Start at the line containing "Recreate this image", stop at the line containing "const xTicks = [0, 50, 100, 150, 200, 250, 300, 350];", and set down every line in that stretch exactly as written, and nothing else.
(begin)
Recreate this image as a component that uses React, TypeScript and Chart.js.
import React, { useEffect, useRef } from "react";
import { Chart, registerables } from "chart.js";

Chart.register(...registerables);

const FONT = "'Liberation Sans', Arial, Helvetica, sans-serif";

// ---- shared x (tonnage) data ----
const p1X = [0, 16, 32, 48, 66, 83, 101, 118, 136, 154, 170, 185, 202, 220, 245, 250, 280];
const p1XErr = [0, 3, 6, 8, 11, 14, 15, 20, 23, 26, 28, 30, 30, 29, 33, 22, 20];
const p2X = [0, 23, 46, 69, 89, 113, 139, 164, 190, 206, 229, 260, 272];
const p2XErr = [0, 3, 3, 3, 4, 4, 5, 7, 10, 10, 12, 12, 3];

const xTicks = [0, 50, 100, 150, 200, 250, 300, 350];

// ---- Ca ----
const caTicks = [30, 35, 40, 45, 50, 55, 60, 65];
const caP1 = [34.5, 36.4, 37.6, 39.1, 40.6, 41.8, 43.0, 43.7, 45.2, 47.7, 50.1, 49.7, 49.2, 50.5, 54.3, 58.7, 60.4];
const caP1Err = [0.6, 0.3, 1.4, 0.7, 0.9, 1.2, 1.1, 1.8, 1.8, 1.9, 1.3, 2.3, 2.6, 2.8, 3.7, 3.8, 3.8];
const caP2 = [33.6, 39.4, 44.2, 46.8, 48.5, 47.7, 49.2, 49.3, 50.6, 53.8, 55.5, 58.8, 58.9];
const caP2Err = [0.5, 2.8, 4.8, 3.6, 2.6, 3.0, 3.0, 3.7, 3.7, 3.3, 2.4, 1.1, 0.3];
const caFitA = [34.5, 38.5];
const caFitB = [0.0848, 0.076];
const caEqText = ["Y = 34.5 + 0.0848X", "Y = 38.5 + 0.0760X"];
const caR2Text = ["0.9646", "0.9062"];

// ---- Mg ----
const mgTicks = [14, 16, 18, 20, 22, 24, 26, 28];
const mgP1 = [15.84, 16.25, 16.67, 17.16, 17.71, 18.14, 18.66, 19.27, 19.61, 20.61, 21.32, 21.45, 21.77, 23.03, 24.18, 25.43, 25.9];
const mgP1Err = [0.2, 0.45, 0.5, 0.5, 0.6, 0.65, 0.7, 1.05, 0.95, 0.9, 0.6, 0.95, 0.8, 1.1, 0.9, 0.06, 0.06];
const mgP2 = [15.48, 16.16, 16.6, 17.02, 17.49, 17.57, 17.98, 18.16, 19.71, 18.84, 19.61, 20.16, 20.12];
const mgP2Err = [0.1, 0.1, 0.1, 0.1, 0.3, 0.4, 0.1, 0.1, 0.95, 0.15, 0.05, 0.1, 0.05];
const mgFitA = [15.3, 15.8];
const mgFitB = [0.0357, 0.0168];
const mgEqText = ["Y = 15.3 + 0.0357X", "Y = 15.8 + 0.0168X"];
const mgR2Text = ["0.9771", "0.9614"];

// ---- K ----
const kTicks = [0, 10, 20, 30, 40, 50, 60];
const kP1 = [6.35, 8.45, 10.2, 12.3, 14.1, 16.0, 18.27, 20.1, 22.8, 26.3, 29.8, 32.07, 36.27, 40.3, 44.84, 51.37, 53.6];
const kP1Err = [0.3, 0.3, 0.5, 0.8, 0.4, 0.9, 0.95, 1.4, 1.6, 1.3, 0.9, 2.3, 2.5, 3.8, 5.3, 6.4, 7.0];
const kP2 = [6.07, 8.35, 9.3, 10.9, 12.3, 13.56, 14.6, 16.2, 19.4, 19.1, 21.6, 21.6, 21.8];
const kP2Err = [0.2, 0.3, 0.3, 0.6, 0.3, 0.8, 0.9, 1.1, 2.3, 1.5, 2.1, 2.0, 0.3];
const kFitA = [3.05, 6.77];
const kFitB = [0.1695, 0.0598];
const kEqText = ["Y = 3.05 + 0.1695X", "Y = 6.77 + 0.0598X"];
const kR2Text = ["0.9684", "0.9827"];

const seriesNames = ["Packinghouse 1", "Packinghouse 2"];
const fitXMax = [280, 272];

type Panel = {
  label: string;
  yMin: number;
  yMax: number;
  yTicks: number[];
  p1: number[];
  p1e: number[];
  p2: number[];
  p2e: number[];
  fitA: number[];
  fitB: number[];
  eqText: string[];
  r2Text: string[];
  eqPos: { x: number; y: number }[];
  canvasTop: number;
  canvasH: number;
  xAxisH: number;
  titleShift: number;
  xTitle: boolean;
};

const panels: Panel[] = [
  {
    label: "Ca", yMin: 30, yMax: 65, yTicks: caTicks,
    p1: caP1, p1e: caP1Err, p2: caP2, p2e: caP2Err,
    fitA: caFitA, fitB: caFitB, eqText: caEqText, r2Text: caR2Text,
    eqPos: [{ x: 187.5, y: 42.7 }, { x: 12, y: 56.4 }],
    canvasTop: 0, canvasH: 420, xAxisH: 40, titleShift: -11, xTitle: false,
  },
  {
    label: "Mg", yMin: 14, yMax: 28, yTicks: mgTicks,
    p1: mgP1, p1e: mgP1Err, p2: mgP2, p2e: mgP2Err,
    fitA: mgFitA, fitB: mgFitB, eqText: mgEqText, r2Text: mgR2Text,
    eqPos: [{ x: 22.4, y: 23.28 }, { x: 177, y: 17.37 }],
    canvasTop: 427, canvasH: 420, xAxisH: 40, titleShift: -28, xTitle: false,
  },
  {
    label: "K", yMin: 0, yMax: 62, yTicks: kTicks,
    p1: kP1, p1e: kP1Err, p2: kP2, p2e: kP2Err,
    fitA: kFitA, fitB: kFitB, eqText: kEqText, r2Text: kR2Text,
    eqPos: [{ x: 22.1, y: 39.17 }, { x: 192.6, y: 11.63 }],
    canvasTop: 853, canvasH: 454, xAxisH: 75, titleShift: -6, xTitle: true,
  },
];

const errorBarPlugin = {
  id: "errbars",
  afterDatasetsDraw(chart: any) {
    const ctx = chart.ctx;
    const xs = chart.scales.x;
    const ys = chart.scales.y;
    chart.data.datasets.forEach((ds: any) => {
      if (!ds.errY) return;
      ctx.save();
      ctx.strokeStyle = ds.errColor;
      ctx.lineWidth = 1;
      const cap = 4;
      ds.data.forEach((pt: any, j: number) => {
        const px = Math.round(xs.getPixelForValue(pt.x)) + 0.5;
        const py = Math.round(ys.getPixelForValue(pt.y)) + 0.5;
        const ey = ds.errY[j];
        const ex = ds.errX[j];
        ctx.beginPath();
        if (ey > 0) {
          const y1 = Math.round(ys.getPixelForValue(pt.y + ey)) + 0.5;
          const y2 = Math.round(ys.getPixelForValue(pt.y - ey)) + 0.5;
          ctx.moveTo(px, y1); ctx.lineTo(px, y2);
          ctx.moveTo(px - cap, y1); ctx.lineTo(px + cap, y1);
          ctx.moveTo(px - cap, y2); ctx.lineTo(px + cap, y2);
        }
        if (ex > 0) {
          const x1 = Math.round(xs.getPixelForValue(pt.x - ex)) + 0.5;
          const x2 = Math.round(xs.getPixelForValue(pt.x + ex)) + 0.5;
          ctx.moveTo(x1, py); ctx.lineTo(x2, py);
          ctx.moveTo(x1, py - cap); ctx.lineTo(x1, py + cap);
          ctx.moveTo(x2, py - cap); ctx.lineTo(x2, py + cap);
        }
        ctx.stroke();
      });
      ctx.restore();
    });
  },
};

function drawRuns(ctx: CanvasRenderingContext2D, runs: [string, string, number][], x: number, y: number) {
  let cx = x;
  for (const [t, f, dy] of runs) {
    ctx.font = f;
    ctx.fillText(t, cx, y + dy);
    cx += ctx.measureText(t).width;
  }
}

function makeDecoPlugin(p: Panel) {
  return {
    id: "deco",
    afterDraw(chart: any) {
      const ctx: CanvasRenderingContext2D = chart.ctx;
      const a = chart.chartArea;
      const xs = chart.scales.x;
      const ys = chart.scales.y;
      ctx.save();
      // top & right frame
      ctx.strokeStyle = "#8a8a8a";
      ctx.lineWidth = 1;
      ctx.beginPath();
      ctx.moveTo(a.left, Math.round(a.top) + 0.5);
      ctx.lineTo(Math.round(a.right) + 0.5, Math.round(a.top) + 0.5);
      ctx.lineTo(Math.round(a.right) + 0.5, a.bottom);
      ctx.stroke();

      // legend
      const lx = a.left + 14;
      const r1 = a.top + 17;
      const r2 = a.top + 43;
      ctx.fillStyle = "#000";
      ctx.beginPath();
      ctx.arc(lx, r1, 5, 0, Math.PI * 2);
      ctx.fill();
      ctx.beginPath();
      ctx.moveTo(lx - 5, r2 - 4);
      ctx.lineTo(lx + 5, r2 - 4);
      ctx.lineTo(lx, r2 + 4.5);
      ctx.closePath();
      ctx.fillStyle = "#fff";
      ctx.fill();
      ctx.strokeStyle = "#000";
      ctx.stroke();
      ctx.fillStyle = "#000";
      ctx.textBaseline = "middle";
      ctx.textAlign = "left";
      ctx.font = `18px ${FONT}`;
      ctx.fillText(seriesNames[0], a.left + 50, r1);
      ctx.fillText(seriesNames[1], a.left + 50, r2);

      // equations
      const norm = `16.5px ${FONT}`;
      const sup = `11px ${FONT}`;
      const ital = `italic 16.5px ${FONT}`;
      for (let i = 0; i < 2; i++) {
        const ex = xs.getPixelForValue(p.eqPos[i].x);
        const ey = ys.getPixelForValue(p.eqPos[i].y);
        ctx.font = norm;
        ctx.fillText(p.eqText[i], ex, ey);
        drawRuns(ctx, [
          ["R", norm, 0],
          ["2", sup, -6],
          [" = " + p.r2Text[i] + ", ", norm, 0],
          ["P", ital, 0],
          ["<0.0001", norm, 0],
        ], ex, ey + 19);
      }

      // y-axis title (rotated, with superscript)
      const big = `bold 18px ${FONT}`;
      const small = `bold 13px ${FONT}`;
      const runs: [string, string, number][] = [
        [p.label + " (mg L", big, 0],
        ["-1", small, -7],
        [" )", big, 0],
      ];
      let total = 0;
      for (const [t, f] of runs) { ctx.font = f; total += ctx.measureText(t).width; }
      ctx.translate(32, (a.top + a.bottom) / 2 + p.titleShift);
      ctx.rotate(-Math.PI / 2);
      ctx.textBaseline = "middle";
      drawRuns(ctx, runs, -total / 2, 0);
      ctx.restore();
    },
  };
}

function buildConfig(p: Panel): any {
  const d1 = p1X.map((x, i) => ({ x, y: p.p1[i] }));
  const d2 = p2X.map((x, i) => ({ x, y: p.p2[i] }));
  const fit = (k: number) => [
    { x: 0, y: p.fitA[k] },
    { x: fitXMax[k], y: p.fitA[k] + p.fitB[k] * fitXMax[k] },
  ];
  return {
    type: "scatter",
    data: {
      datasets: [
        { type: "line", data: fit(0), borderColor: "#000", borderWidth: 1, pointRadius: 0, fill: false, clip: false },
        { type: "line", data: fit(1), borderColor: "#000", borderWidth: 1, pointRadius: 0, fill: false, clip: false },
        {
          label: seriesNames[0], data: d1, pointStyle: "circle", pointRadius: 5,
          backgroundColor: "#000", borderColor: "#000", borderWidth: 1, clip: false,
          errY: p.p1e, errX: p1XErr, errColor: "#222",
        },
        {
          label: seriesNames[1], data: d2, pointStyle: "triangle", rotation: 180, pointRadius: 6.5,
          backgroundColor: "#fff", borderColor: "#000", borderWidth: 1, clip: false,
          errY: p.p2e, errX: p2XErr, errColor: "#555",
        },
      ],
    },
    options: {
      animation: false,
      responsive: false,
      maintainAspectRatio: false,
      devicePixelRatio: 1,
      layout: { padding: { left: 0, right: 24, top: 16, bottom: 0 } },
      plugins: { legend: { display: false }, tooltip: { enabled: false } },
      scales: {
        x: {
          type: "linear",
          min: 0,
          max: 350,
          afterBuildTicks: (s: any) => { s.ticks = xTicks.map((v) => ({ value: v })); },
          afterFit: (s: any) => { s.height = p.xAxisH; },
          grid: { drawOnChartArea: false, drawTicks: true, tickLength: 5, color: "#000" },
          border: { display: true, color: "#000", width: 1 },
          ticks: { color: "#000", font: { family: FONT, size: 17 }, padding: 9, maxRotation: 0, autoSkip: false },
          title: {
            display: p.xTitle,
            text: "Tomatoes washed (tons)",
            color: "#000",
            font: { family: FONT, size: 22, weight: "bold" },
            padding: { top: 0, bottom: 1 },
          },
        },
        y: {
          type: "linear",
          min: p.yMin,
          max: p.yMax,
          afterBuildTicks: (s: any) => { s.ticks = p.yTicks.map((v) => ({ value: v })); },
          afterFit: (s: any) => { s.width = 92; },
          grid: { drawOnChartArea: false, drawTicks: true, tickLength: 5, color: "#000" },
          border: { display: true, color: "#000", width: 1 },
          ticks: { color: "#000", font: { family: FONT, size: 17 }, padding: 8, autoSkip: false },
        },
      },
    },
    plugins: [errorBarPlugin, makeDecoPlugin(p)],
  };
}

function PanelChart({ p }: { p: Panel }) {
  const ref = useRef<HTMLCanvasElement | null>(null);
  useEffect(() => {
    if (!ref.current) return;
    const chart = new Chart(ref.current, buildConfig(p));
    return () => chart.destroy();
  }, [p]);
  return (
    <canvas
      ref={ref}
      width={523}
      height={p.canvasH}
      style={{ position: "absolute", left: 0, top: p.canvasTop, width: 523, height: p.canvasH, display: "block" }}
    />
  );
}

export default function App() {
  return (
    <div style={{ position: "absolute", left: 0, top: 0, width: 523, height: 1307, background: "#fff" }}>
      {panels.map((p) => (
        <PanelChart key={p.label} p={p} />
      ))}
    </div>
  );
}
(end)
(begin)
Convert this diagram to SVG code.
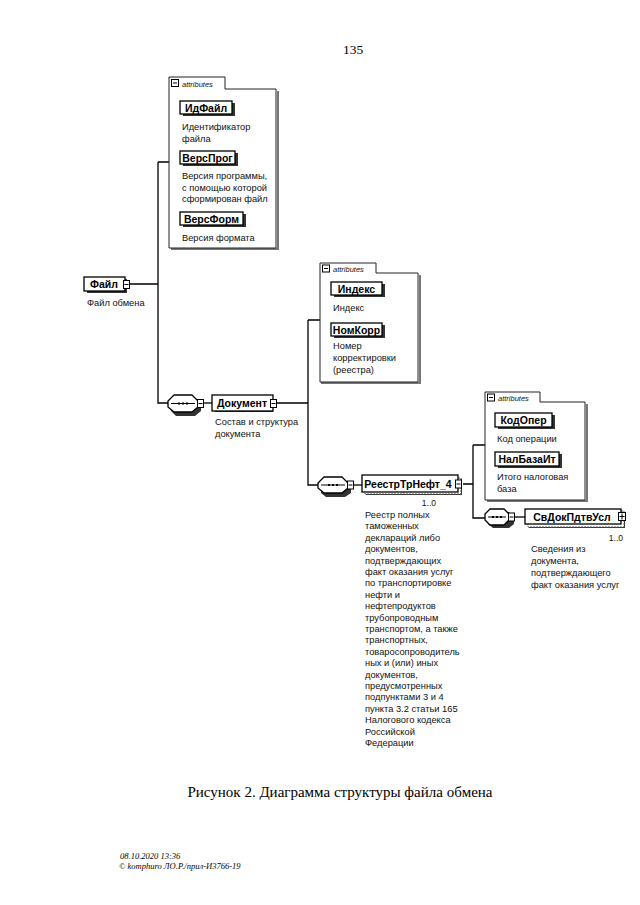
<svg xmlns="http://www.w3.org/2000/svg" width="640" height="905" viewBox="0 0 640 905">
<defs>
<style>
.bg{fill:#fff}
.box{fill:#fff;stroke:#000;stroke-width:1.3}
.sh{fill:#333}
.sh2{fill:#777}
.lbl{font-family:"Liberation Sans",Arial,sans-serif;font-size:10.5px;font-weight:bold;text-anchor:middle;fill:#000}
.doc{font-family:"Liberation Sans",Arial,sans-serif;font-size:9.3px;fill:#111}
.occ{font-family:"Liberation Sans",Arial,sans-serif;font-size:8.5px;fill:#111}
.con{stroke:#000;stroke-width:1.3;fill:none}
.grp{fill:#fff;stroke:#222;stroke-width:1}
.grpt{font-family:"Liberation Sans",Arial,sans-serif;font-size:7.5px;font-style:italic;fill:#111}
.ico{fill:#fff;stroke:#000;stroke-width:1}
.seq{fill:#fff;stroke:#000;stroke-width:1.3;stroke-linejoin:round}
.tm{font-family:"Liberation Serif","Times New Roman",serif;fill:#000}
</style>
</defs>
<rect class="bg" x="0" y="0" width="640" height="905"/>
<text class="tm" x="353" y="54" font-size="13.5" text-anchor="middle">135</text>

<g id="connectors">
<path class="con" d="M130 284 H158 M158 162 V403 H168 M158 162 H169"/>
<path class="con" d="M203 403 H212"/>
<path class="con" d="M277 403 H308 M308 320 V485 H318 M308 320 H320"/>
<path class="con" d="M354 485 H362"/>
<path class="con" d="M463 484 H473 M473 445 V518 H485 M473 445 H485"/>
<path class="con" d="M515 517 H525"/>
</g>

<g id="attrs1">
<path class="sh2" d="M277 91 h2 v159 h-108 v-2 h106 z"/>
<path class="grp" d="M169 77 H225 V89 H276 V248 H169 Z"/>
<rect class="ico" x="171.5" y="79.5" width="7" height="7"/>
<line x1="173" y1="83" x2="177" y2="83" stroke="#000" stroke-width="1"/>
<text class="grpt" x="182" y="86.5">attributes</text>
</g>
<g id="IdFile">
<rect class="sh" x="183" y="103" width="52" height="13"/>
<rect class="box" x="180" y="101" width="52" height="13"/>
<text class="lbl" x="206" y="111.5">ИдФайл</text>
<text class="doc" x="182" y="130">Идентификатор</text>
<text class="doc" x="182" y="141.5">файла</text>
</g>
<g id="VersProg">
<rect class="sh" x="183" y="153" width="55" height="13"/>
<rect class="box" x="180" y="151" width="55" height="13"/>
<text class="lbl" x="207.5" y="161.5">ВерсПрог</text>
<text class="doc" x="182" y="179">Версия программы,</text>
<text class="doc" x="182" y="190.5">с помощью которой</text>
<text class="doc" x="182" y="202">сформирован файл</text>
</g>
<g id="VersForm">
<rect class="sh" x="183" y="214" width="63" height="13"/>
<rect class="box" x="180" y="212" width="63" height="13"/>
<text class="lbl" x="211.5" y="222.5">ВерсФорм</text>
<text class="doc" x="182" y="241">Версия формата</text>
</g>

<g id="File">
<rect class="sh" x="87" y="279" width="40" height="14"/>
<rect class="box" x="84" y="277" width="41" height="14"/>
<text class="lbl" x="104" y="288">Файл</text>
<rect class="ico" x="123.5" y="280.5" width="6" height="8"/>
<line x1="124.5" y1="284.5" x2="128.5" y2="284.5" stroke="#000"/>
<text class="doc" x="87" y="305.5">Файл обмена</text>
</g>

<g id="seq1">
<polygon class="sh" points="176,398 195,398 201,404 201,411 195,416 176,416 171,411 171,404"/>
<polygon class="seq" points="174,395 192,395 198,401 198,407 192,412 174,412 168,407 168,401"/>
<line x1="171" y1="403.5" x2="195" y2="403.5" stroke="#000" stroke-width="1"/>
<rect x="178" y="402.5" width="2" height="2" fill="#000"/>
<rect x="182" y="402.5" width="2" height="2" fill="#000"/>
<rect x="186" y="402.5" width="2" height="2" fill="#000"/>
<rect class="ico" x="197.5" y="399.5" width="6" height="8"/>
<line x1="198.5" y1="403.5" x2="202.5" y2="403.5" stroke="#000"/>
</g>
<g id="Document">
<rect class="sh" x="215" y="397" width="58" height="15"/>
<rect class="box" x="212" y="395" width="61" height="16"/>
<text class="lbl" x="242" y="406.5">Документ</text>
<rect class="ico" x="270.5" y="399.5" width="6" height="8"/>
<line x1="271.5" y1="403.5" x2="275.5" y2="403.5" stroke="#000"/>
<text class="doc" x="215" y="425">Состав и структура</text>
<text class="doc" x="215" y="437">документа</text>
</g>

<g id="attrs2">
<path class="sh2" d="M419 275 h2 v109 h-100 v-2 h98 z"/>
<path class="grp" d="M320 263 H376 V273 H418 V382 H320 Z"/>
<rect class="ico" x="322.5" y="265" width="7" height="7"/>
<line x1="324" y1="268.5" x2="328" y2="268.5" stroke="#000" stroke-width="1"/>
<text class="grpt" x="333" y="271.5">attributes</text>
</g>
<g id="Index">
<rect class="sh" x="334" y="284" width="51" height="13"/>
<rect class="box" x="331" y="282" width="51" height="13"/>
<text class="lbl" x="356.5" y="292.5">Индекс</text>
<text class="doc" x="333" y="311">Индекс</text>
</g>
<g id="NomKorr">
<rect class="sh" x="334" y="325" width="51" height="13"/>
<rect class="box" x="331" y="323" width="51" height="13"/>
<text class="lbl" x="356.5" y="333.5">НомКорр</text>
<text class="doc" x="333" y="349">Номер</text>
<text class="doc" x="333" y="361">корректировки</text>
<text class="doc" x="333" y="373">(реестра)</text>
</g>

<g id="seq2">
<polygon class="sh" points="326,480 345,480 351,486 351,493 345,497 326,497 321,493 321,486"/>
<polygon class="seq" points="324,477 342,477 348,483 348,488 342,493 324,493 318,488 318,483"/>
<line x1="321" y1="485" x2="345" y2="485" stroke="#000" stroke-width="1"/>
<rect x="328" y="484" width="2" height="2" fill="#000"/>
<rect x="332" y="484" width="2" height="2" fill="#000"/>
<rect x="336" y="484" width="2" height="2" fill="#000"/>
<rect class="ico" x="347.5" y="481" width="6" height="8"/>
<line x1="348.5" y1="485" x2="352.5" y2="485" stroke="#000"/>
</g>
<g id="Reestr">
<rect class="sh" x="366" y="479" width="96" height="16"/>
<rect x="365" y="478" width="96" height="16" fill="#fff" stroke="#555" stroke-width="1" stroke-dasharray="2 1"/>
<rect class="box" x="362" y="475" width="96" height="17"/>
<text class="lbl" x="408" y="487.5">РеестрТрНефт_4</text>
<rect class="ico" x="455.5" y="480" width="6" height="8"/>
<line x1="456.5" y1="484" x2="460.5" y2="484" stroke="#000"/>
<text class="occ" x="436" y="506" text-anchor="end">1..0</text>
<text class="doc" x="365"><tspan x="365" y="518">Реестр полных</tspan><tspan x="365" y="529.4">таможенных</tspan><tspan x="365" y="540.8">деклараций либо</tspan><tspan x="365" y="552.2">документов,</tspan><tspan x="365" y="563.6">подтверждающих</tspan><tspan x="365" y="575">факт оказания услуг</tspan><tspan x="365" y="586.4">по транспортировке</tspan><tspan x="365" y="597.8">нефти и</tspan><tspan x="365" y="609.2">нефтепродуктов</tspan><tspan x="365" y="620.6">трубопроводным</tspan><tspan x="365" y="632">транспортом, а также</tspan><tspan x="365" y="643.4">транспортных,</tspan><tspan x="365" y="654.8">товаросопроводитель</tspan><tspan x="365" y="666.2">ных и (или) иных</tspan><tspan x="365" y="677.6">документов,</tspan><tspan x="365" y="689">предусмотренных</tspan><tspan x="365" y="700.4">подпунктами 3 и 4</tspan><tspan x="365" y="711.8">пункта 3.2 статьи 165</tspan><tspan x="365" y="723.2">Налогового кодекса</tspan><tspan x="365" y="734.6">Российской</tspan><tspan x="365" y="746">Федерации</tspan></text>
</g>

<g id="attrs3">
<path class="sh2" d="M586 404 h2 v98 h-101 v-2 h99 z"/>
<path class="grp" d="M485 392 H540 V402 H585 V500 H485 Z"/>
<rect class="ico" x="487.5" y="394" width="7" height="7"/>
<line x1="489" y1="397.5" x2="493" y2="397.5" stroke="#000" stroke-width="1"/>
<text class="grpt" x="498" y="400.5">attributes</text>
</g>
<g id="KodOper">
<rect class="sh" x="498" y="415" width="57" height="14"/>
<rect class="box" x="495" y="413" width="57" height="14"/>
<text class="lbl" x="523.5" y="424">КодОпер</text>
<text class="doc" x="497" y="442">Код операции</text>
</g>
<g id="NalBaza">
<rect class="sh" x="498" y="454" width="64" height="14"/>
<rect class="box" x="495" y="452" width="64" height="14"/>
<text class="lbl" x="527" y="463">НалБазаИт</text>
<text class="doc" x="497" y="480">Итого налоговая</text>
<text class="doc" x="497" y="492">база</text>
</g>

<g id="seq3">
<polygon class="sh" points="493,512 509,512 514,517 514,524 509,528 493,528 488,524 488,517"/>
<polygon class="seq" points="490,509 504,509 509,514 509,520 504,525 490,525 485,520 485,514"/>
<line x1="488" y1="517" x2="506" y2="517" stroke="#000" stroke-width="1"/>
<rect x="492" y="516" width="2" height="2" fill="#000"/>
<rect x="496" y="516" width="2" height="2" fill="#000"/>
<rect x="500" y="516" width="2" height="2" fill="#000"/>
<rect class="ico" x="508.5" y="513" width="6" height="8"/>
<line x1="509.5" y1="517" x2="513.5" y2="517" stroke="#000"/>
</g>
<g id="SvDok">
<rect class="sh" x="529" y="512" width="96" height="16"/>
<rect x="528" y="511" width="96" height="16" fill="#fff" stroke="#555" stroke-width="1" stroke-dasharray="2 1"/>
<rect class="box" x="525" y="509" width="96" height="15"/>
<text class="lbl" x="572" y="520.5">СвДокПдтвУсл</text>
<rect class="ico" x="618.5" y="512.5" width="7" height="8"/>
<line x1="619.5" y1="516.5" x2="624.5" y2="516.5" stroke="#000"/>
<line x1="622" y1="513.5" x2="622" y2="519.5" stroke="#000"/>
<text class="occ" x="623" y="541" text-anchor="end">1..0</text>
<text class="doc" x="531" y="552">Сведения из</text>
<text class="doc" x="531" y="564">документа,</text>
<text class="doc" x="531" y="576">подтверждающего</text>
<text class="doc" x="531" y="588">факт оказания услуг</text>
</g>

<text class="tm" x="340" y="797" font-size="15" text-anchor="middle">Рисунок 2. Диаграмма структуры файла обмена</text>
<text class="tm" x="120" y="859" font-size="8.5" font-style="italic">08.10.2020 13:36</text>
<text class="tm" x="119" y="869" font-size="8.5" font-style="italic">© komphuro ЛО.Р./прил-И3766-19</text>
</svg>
(end)
### RESULT
Recreate this image as a component that uses React, TypeScript and Chart.js.
import React, { useEffect, useRef } from "react";
import { Chart, registerables } from "chart.js";

Chart.register(...registerables);

const FONT = "'Liberation Sans', Arial, Helvetica, sans-serif";

// ---- shared x (tonnage) data ----
const p1X = [0, 16, 32, 48, 66, 83, 101, 118, 136, 154, 170, 185, 202, 220, 245, 250, 280];
const p1XErr = [0, 3, 6, 8, 11, 14, 15, 20, 23, 26, 28, 30, 30, 29, 33, 22, 20];
const p2X = [0, 23, 46, 69, 89, 113, 139, 164, 190, 206, 229, 260, 272];
const p2XErr = [0, 3, 3, 3, 4, 4, 5, 7, 10, 10, 12, 12, 3];

const xTicks = [0, 50, 100, 150, 200, 250, 300, 350];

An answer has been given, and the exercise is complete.